Bo nie zaszły okoliczności...
Podczas kolejnych rozpraw rodzina i najbliżsi Doroty wciąż musieli wysłuchiwać wspomnień z tamtego tragicznego poranka. W piątek 12 września morderca usłyszał w końcu wyrok. Skazano go na 25 lat pozbawienia wolności, wliczając w to dwa lata pobytu, w areszcie z możliwością starania się o warunkowe zwolnienie po 15 latach odbycia kary. Biegli orzekli także, że w chwili popełnienia zbrodni oskarżony był poczytalny.
– Kara 25 lat pozbawienia wolności jest adekwatna do stopnia przewinienia. Każde zabójstwo jest okrutne, ale w tym przypadku nie zaszły okoliczności, które kwalifikują postępowanie oskarżonego jako zabójstwo ze szczególnym okrucieństwem – argumentował sędzia Janusz Chmiel.
Nawet nie usłyszeliśmy przepraszam
Najbliższym ofiary, którzy przyszli na salę rozpraw, trudno było po ogłoszeniu wyroku opanować emocje.
– Jak mogę być zadowolony z wyroku, skoro i tak nic nie zwróci mi córki – mówił Mirosław Dworak, ojciec zmarłej.
– Co trzeba zrobić, żeby taki czyn był traktowany jak zabójstwo ze szczególnym okrucieństwem? Wyrok nie jest dla nas sprawiedliwy.
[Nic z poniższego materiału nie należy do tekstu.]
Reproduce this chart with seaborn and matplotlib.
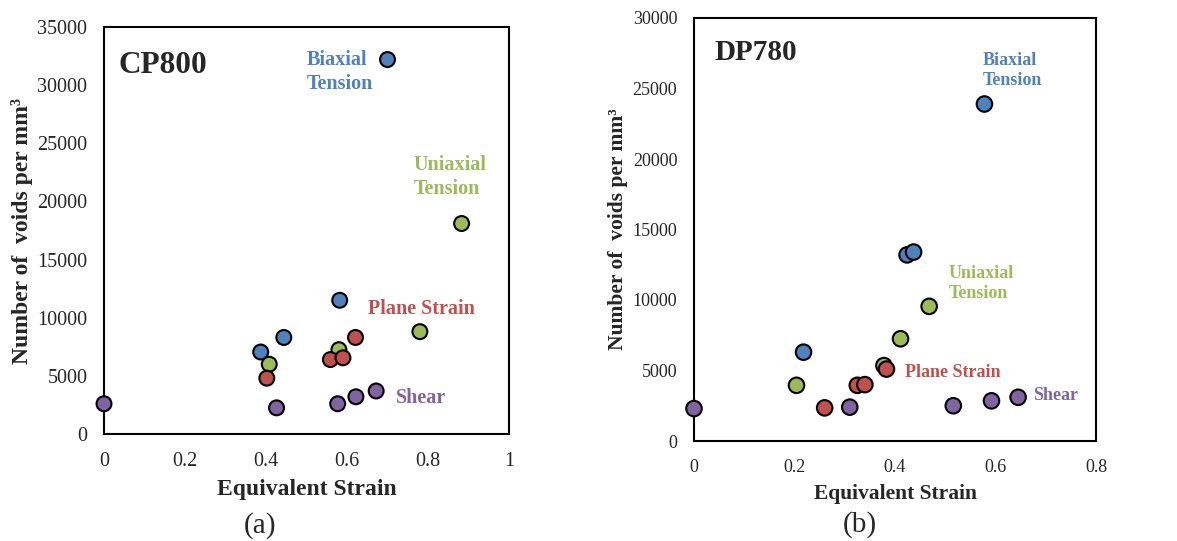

Za trzynaście lat ten człowiek wyjdzie na wolność. Nawet nie usłyszeliśmy słowa „przepraszam” od rodziców mordercy – mówiły siostry zamordowanej.
– Wolałabym, żeby mój syn umarł wtedy. Więzienie to jest żywe cmentarzysko – mówiła po rozprawie matka Pawła P.
Wyrok nie jest prawomocny. Oskarżony ma prawo do złożenia apelacji.
– Decyzja o tym należy do mojego klienta – mówi obrońca oskarżonego Leszek Piotrowski.
Sąd zdecydował, że do czasu uprawomocnienia się wyroku Paweł P. pozostanie w areszcie.